VOOS DE GALINHA DEZ 2006


Voos de galinha

 
     Notícias nos jornais vêm dando destaque a suposto desconforto entre o governo que se encerra e o que se iniciará a partir de janeiro de 2007.
     Embora garantindo que colocará o comboio nos trilhos, segundo as mesmas fontes, Teotonio Vilela Filho terá algumas dificuldades para administrar o Estado.
     O noticiário também insiste em insinuar que algumas secretarias terão dificuldades em fechar suas contas, por motivos nem sempre publicáveis.
     O leitor sabe como essas coisas funcionam. De repente, um caro correto e humilde é catapultado a uma condição de mando, com muito dinheiro em sua mão. Grana que com certeza não lhe pertence.
     No entanto, as facilidades começam a pintar. Daí não seja tão fácil resistir.
     A esse respeito, há algumas semanas descrevi um fictício secretário de governo que teria ido várias vezes a Europa, não porque era secretário e sim porque era possuidor da “camisa do homem feliz”.
     Vocês não imaginam a quantidade de mensagens querendo saber o nome desse secretário bem-sucedido. Dediquei tempo explicando aos mais curiosos que objetivamente não havia um alvo específico. Na realidade, o secretário que veste a “camisa do homem feliz” é uma síntese. Poderia perfeitamente ser um ministro.

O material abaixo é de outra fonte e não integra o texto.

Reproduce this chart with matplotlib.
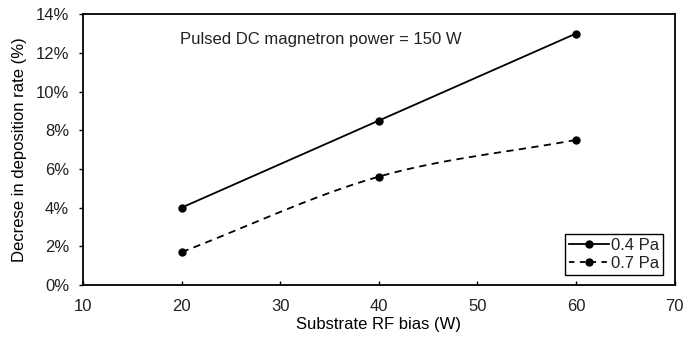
import matplotlib.pyplot as plt
import numpy as np
from matplotlib.ticker import PercentFormatter

plt.rcParams['font.family'] = ['Liberation Sans', 'DejaVu Sans']
plt.rcParams['font.size'] = 12
plt.rcParams['text.color'] = '#222222'

bias = [20, 40, 60]
rate_04 = [4.0, 8.5, 13.0]
rate_07 = [1.7, 5.6, 7.5]


def smooth(xs, ys, n=40):
    # Catmull-Rom style smoothing, like Excel's smoothed line
    xs = np.asarray(xs, float)
    ys = np.asarray(ys, float)
    px = np.concatenate([[2 * xs[0] - xs[1]], xs, [2 * xs[-1] - xs[-2]]])
    py = np.concatenate([[2 * ys[0] - ys[1]], ys, [2 * ys[-1] - ys[-2]]])
    out_x, out_y = [], []
    t = np.linspace(0, 1, n)
    for i in range(1, len(px) - 2):
        for p, out in ((px, out_x), (py, out_y)):
            p0, p1, p2, p3 = p[i - 1], p[i], p[i + 1], p[i + 2]
            out.extend(0.5 * ((2 * p1) + (-p0 + p2) * t
                              + (2 * p0 - 5 * p1 + 4 * p2 - p3) * t ** 2
                              + (-p0 + 3 * p1 - 3 * p2 + p3) * t ** 3))
    return out_x, out_y


fig, ax = plt.subplots(figsize=(6.87, 3.38), dpi=100)
fig.subplots_adjust(left=0.121, right=0.982, top=0.958, bottom=0.157)

ax.plot(bias, rate_04, '-', color='black', lw=1.3, marker='o', ms=5, label='0.4 Pa')
sx, sy = smooth(bias, rate_07)
ax.plot(sx, sy, '--', color='black', lw=1.3, dashes=(4, 3))
ax.plot(bias, rate_07, 'o', color='black', ms=5)
ax.plot([], [], '--', color='black', lw=1.3, dashes=(3, 3), marker='o', ms=5, label='0.7 Pa')

ax.set_xlim(10, 70)
ax.set_ylim(0, 14)
ax.set_xticks(range(10, 71, 10))
ax.set_yticks(range(0, 15, 2))
ax.yaxis.set_major_formatter(PercentFormatter(decimals=0))
ax.tick_params(axis='both', labelsize=12, length=3, width=1, color='black',
               labelcolor='#222222')
ax.tick_params(axis='x', direction='in', pad=10)
ax.tick_params(axis='y', direction='out', pad=7)
for s in ax.spines.values():
    s.set_linewidth(1.3)

ax.set_xlabel('Substrate RF bias (W)', fontsize=12, labelpad=2)
ax.set_ylabel('Decrese in deposition rate (%)', fontsize=12, labelpad=6)
ax.text(0.164, 0.905, 'Pulsed DC magnetron power = 150 W', transform=ax.transAxes,
        ha='left', va='center', fontsize=12)

leg = ax.legend(loc='lower right', bbox_to_anchor=(0.98, 0.035), fancybox=False,
                edgecolor='black', framealpha=1, handlelength=2.4, handletextpad=0.1,
                borderpad=0.25, labelspacing=0.2, borderaxespad=0, fontsize=12)
leg.get_frame().set_linewidth(1.0)

fig.savefig('out.png', dpi=100)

     O fato é que independente de haver secretários malandros ou não, Teotonio Vilela não terá moleza no seu mandato. Inclusive porque a sociedade se tornou mais consciente e mais exigente. Certamente a comparação com o governo que se encerra será inevitável.
     Diferente sorte caberá ao presidente Luiz Inácio da Silva. Quando assumiu o primeiro mandato, Lula e seus companheiros responsabilizaram todos os fracassos ao comando anterior.
     Para justificar as lambanças, “herança maldita” era uma expressão que fluía fácil da boca de todo aliado que se prezasse.
     Quatro anos se passaram. Não obstante a propaganda oficial, a administração petista foi uma celebração ao apadrinhamento e à corrupção.
     Mesmo assim desmoralizado, jogando pesado com a máquina governista, conseguiu uma reeleição.
     Quis o destino que ao fim do primeiro mandato a incompetência explodisse. Se já não bastassem o caos no SUS e na segurança pública, a bagaceira na aviação comercial tornou-se o prato do dia dos comentários. É o retrato fiel de um governo que tem voos de galinha.